We acknowledge the Gadigal of the Eora Nation, the traditional custodians of the Country on which the Art Gallery of NSW stands.

Jiawei Shen Homage to Esben Storm

oil on canvas

191 x 160.5 cm

Esben Storm (1950–2011) was a Danish-born Australian filmmaker, well known for his work on the Australian children’s television program Round the twist. In 2005, Jiawei Shen received a phone call from Storm asking to make a documentary about his career. ‘As a Danish–Australian he was excited about my portrait of Princess Mary of Denmark, commissioned by the National Portrait Gallery that year, and he was even more interested in my life journey from one of Mao’s Red Guards to an acclaimed Chinese–Australian artist,’ says Shen.

When Shen agreed, Storm immediately visited his hometown of Jiaxing near Shanghai. In 2006, they visited Denmark together and in 2007 spent a month travelling around China. The result was a documentary entitled Goodbye revolution, which aired on SBS in 2008.
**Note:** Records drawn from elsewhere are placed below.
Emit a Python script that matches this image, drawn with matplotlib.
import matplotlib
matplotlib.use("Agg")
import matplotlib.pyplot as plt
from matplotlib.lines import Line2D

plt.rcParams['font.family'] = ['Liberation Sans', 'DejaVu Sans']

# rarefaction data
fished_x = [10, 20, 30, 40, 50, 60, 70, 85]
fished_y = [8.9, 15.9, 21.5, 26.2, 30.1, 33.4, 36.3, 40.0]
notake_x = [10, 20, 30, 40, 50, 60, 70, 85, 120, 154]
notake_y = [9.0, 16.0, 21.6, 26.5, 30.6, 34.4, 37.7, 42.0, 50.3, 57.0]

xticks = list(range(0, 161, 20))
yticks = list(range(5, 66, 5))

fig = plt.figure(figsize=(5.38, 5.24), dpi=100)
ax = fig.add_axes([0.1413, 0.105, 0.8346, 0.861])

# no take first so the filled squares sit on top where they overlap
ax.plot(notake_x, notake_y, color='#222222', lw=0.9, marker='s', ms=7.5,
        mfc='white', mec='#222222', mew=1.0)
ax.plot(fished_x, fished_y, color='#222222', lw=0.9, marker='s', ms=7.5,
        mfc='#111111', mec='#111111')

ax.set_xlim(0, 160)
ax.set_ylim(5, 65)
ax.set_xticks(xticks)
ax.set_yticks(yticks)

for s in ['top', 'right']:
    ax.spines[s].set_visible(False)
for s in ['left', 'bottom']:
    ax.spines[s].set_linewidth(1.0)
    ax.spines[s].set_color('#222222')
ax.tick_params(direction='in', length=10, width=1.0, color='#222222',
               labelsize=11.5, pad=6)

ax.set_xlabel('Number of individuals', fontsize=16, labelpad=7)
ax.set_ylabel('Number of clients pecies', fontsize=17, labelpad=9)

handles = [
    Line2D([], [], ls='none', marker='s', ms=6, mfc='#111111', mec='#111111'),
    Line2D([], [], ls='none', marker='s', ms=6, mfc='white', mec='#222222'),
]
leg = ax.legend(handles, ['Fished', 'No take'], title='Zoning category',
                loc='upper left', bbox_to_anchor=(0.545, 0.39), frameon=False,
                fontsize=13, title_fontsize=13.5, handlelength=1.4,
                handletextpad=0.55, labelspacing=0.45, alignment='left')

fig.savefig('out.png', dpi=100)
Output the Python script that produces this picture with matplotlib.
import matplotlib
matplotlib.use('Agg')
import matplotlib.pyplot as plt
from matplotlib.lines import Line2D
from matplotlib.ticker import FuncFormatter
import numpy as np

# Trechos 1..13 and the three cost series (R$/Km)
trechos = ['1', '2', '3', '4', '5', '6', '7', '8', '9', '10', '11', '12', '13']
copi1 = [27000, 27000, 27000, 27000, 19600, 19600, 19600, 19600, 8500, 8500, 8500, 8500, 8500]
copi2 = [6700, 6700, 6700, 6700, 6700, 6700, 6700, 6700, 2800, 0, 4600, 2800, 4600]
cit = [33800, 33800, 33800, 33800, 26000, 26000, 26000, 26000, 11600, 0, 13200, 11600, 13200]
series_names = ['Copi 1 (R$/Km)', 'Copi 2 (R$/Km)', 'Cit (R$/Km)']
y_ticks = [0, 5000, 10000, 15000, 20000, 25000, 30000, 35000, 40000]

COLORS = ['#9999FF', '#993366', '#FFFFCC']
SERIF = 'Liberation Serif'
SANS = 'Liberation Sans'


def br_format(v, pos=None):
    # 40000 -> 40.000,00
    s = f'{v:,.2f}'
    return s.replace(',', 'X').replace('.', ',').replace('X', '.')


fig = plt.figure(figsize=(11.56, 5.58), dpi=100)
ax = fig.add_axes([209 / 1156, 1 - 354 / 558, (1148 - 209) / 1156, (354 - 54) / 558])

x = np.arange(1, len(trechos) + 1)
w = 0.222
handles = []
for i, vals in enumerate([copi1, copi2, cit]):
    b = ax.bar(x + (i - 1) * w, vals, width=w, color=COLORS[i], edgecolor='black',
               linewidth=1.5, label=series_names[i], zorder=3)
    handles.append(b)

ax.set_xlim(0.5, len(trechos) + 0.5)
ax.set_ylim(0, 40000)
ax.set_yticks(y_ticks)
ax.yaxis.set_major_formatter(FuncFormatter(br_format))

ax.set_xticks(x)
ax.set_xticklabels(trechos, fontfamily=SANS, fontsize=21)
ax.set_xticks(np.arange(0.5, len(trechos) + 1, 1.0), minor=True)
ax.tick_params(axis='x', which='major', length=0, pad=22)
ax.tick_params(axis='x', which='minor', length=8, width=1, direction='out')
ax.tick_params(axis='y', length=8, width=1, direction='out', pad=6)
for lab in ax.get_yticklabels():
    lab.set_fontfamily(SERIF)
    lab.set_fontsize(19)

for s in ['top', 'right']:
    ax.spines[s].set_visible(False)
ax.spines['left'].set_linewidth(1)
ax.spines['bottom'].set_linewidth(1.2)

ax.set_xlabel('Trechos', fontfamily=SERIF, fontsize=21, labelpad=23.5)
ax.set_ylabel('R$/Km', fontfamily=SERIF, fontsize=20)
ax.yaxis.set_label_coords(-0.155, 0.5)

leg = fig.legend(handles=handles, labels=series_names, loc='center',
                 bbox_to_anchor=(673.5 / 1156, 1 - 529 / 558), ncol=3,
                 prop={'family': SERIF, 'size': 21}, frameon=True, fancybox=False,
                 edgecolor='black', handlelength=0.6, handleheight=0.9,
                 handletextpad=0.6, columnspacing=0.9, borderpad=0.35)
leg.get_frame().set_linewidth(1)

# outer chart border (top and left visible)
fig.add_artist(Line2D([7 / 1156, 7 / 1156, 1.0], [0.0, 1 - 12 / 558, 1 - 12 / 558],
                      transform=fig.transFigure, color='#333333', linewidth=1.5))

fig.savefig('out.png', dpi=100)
‘We had more plans. He was going to make a new documentary about my largest work, Tower of Babel, which I planned to finish in 2017. I was going to paint his portrait for the Archibald,’ says Shen. ‘One oil study of his head done in 2007 can be seen in Goodbye revolution. He died suddenly of a heart attack in March 2011 at age 60. I finished his portrait finally this year – but too late for him.’
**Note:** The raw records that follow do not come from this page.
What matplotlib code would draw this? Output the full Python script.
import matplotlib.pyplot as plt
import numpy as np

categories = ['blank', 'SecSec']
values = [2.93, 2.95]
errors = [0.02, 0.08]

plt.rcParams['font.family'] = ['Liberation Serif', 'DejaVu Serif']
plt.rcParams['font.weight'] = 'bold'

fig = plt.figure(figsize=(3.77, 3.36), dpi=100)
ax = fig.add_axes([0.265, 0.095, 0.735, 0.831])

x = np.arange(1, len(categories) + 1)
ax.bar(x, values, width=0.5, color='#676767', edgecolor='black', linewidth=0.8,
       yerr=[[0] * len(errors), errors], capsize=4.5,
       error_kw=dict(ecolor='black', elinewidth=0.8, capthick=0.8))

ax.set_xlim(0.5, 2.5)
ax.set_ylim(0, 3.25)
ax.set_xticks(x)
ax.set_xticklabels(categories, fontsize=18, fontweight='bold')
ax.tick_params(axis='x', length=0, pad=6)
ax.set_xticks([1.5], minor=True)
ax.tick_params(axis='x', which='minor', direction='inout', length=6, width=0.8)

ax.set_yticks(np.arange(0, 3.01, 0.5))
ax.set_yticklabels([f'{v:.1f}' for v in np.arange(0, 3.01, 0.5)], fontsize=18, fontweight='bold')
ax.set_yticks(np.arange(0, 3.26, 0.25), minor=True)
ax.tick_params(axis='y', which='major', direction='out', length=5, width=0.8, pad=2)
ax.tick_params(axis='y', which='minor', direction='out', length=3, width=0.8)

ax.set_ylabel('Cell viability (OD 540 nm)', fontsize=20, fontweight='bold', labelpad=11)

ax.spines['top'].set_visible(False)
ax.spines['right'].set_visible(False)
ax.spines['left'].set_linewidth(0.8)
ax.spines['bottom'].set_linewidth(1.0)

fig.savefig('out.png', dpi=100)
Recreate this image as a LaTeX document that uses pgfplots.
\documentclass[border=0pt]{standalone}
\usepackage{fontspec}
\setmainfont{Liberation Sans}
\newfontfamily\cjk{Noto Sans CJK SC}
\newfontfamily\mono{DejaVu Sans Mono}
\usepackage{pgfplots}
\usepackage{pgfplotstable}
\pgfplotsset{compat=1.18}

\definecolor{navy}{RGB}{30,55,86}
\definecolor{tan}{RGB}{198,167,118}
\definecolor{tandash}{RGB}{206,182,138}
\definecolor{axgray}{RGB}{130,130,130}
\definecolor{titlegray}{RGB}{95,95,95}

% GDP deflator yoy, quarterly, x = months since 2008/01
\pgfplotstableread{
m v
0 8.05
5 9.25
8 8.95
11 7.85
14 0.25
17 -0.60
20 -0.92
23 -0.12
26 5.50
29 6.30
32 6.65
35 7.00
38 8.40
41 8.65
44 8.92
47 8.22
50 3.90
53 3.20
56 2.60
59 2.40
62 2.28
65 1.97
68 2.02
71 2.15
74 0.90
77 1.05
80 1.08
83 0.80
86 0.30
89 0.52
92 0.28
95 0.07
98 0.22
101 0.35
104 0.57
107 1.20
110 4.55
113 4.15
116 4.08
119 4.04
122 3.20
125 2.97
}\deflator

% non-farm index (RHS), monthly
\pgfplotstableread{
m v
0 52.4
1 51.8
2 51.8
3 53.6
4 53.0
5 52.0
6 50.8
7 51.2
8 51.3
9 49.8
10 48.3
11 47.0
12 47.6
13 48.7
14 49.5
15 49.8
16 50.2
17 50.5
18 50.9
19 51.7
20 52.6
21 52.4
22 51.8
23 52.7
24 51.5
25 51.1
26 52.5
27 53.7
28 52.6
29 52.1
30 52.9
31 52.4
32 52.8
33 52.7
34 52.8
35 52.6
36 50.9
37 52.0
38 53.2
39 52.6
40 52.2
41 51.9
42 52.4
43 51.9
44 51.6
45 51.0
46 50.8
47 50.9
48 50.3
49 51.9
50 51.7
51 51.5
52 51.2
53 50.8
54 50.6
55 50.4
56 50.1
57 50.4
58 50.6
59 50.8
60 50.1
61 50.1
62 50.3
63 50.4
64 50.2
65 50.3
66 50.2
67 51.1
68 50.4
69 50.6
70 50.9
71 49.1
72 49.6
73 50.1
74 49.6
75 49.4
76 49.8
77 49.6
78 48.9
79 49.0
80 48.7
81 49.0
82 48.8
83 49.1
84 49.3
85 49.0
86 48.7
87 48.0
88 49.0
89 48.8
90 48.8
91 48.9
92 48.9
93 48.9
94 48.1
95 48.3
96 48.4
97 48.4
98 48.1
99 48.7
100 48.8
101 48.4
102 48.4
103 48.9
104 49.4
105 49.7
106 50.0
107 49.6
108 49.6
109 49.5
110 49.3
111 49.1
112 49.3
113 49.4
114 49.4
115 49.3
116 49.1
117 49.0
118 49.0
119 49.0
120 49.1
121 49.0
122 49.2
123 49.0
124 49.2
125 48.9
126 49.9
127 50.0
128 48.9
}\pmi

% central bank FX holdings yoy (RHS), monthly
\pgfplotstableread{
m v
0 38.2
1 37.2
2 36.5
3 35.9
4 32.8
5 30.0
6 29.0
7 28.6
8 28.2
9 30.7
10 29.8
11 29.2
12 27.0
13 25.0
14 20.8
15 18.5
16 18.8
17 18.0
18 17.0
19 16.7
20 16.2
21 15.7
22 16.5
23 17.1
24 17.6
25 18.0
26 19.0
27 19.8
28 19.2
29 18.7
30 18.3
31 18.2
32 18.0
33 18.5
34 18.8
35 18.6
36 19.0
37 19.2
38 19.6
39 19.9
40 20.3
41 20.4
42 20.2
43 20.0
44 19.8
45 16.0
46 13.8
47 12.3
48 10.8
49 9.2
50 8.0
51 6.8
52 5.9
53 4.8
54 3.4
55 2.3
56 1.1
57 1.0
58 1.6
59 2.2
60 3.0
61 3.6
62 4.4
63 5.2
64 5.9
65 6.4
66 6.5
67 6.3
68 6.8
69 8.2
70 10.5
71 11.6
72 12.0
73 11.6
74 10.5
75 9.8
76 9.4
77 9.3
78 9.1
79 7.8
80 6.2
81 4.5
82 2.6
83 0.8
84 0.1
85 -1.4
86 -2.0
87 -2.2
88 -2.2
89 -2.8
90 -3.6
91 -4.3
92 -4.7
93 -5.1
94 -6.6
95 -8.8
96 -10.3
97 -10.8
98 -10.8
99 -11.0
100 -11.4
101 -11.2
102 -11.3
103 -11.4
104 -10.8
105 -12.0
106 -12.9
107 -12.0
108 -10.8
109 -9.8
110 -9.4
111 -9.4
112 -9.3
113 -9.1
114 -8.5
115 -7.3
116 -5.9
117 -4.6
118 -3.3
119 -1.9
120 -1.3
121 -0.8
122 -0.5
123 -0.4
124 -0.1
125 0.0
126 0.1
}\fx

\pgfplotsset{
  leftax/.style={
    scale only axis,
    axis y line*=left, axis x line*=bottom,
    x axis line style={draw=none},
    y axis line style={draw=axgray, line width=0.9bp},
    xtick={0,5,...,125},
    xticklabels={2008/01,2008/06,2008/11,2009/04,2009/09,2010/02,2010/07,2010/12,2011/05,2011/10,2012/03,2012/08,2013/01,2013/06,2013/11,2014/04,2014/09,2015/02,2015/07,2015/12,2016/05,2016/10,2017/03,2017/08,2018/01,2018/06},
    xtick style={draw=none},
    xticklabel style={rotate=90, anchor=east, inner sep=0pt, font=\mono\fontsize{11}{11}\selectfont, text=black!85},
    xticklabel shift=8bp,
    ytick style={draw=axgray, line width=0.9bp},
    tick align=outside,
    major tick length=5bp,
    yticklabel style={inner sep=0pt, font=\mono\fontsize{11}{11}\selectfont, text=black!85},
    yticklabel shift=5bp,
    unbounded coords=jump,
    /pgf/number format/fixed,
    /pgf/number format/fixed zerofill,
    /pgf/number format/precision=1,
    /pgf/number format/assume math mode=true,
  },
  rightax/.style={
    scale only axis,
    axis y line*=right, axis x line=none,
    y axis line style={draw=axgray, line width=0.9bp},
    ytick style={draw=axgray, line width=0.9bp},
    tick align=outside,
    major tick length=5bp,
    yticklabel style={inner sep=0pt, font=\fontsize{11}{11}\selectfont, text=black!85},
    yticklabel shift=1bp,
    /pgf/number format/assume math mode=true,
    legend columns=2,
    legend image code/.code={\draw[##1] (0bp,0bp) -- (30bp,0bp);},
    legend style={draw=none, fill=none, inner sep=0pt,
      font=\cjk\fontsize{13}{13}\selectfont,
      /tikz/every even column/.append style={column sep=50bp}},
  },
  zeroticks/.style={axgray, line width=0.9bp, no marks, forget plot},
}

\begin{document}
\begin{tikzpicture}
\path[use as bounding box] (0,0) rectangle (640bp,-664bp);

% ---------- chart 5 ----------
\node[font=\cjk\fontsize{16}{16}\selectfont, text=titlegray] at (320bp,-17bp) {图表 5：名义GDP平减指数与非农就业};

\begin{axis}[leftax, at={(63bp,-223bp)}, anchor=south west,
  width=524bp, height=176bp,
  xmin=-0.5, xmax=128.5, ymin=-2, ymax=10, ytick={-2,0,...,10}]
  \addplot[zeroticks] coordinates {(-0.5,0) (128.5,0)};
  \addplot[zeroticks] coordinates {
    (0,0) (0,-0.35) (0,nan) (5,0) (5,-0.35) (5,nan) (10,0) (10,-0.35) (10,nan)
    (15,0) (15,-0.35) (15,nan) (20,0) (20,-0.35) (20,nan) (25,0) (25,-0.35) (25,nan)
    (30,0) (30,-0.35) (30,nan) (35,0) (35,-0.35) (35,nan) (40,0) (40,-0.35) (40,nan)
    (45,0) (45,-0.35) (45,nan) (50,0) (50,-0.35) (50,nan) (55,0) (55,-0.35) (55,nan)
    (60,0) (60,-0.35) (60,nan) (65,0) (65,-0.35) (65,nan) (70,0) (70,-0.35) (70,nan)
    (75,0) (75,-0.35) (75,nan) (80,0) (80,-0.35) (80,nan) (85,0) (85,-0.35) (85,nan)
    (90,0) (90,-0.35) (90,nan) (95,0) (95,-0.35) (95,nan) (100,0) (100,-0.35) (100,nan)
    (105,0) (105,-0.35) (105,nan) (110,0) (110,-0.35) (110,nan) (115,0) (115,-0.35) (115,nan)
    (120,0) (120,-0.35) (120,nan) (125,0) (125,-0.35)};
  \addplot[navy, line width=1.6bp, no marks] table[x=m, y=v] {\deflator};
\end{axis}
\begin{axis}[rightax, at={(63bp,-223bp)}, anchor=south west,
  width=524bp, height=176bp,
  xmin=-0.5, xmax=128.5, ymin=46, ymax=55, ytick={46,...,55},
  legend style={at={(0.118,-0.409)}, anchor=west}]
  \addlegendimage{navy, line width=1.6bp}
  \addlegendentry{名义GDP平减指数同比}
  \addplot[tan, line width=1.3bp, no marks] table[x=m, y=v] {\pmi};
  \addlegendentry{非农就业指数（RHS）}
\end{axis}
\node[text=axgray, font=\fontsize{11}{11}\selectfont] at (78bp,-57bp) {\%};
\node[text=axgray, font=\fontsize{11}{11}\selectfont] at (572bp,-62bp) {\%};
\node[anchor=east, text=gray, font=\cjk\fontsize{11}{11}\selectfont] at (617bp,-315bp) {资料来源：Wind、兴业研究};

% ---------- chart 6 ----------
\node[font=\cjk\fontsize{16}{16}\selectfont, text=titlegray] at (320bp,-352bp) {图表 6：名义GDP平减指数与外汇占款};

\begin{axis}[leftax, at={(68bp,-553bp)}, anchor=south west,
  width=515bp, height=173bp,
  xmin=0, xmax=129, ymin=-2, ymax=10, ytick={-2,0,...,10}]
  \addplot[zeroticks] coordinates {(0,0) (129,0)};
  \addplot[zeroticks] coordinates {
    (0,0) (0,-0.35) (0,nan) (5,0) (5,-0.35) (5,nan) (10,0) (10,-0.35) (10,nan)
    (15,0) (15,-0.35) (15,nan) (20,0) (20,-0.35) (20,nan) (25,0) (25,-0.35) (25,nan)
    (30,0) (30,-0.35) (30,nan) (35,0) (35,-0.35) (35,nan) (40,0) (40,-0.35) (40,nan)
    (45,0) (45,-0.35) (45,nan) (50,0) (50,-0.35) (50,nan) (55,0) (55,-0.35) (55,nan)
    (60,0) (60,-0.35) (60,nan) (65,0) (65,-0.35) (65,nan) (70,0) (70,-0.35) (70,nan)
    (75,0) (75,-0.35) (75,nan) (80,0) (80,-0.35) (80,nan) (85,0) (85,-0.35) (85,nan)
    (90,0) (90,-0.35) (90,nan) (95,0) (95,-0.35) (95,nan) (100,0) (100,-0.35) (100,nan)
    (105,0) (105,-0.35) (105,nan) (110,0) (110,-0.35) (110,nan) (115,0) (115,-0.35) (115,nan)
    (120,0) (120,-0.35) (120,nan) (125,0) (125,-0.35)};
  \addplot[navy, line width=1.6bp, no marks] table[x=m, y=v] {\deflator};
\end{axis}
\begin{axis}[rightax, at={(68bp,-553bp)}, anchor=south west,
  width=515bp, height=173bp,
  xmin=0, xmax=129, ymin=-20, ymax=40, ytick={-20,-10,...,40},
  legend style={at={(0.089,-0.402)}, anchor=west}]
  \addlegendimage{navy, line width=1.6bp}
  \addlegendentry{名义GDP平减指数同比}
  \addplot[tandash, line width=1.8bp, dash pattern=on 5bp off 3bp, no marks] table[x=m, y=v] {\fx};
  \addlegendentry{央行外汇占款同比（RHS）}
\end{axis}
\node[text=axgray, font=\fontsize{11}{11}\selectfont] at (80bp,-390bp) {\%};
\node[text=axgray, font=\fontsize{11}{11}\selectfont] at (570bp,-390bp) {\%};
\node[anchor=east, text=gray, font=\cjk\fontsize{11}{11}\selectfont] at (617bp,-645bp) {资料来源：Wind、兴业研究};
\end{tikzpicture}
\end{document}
‘Esben was such a wonderful man. In my painting I tried to capture his tricky smile, which often appeared when he found an interesting moment he wanted to shoot but didn’t want me to notice. In the background there are two Chinese characters. It is the name of an ancient building on a small island in the centre of South Lake in Jiaxing. Esben shot a party of me with my old friends in that building. They mean “the rain looks like smoke”, which is so poetic with a blue emotion. It was the emotion always with me when I painted this portrait.’
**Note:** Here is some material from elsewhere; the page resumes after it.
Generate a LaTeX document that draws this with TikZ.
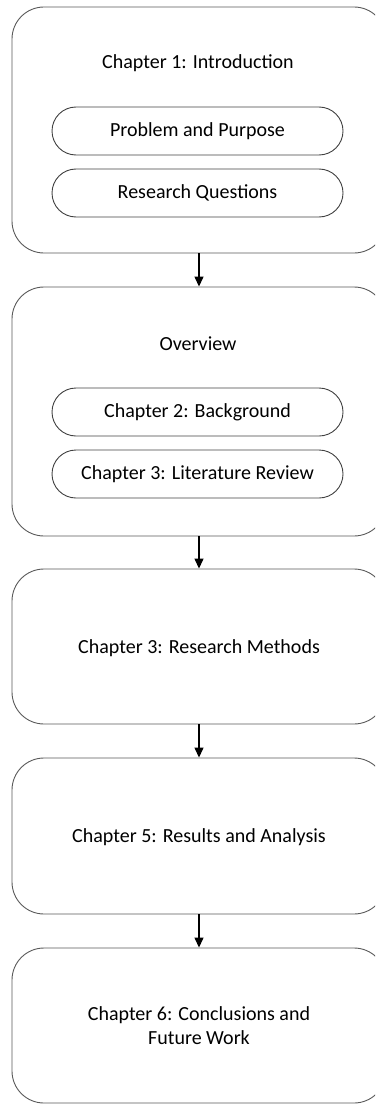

Born in Shanghai in 1948, and now based in Sydney, Shen is a largely self-taught artist. He was very well known in China in the 1970s where he won the National Art Exhibition Prize five times. This is his 13th time as an Archibald finalist. He was named runner-up in 1997. He won the Sulman Prize in 2006 and the Mary MacKillop Art Award in 1995. He is regularly commissioned to paint portraits including one of the Hon John Howard for Parliament House.